The Enlightment and Fanaticism: James Hogg
James Hogg’s The Private Memoirs and Confessions of a Justified Sinner is set in the Eighteenth Century, when the Enlightenment was in full swing.
Even though novel came out in 1824, when Romanticism was waning, James Hogg’s The Private Memoirs and Confessions of a Justified Sinner is set in the Eighteenth Century, when the Enlightenment was in full swing.
The German philosopher Immanuel Kant has gone down in history for describing the Enlightenment as that moment when mankind finally becomes aware of its potential.
Does the same thing happen in Hogg’s story?
Instead of fighting superstition and fanaticism, we are plunged into a heartrending and horrible account of psychological derangement, caused by a distorted interpretation of Calvin’s doctrine of double predestination.

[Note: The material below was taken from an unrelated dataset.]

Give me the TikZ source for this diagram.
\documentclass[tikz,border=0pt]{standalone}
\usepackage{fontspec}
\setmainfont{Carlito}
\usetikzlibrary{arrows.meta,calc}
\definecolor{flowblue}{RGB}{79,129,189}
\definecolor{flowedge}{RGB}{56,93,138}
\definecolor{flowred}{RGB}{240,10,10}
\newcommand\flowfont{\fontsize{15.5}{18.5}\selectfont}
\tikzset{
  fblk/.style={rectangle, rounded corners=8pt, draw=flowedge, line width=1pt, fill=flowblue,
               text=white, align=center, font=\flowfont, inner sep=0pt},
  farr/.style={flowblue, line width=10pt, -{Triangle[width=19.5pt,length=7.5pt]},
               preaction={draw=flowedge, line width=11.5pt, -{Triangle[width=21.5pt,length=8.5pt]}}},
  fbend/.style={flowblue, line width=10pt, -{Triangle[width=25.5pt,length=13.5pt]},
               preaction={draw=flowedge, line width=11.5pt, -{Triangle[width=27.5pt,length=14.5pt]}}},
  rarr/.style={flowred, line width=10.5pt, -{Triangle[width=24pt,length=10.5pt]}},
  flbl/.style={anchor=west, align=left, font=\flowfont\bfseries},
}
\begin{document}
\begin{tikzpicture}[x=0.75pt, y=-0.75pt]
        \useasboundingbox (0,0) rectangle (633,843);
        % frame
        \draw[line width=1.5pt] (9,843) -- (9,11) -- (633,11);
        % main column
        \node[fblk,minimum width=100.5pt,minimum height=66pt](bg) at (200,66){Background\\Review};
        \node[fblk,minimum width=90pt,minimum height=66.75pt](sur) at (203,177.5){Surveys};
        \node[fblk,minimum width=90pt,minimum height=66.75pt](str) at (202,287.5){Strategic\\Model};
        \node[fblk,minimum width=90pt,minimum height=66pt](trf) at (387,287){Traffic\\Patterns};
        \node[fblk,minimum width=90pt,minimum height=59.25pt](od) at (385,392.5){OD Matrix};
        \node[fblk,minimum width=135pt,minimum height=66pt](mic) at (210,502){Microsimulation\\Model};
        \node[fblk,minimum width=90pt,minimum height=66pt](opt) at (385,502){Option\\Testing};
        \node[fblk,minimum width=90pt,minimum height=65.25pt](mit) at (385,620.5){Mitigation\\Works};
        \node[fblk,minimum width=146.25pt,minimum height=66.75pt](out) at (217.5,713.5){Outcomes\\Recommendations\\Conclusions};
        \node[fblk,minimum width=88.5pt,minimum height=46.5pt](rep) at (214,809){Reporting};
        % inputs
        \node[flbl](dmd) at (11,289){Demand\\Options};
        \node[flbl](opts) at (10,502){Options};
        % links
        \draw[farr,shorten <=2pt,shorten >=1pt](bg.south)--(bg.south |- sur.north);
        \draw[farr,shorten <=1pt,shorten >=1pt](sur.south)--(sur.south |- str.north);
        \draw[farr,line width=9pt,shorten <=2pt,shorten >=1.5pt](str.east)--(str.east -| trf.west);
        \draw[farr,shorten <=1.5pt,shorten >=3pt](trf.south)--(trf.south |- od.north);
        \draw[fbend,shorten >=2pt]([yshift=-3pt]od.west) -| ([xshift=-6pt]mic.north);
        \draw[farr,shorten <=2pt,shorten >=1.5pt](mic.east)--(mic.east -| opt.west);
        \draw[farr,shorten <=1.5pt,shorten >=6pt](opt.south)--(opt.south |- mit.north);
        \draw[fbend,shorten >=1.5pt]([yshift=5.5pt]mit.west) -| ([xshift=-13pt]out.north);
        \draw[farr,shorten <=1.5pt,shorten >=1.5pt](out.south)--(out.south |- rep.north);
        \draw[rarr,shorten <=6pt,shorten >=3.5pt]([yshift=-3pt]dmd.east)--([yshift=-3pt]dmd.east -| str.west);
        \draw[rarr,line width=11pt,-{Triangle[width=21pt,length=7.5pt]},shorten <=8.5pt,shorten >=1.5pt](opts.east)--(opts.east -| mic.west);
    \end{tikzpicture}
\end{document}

Reverend Robert Wringhim maintains God’s elect can do whatever they want on earth, because they cannot be deprived of the free gift of salvation – through faith alone in Christ.
Nonetheless, this tenet contradicts all Calvinist confessions of faith, which emphasize the observance of moral law.
No doubt his son Robert (who, uncannily, bears his father’s name) is brought up in this fanatical environment and, on the day of his eighteenth birthday, Reverend Wringhim tells his son he is one of the elect.
Young Robert’s joy is great, but it soon turns into a nightmare. Whilst taking a stroll he chances on a young man, named Gil-Martin, who says to Robert he believes in the same modes of redemption as he does and is willing to exterminate sin from the world.
Who is Gil-Martin? We actually do not know anything about him, but two conclusions can be drawn: either he is Robert’s conscience, showing him how deceitful and unchristian his doctrine is, or a diabolical figure, compelling him to murder and rape.
A conclusive and personal note: the Enlightenment was supposed to be a secular age, free from dogmas, but cases of religious fanaticism uncannily upset Europe (as it is the case with Voltaire and his painstaking account of the Calas affair in his Treatise of Tolerance (1763).
Secularism is again under threat in our time, when religious fanatics kill people, those very fanatics whose doctrines are so similar to those of Reverend Wringhim and Gil-Martin, causing a young man to die in the name of God.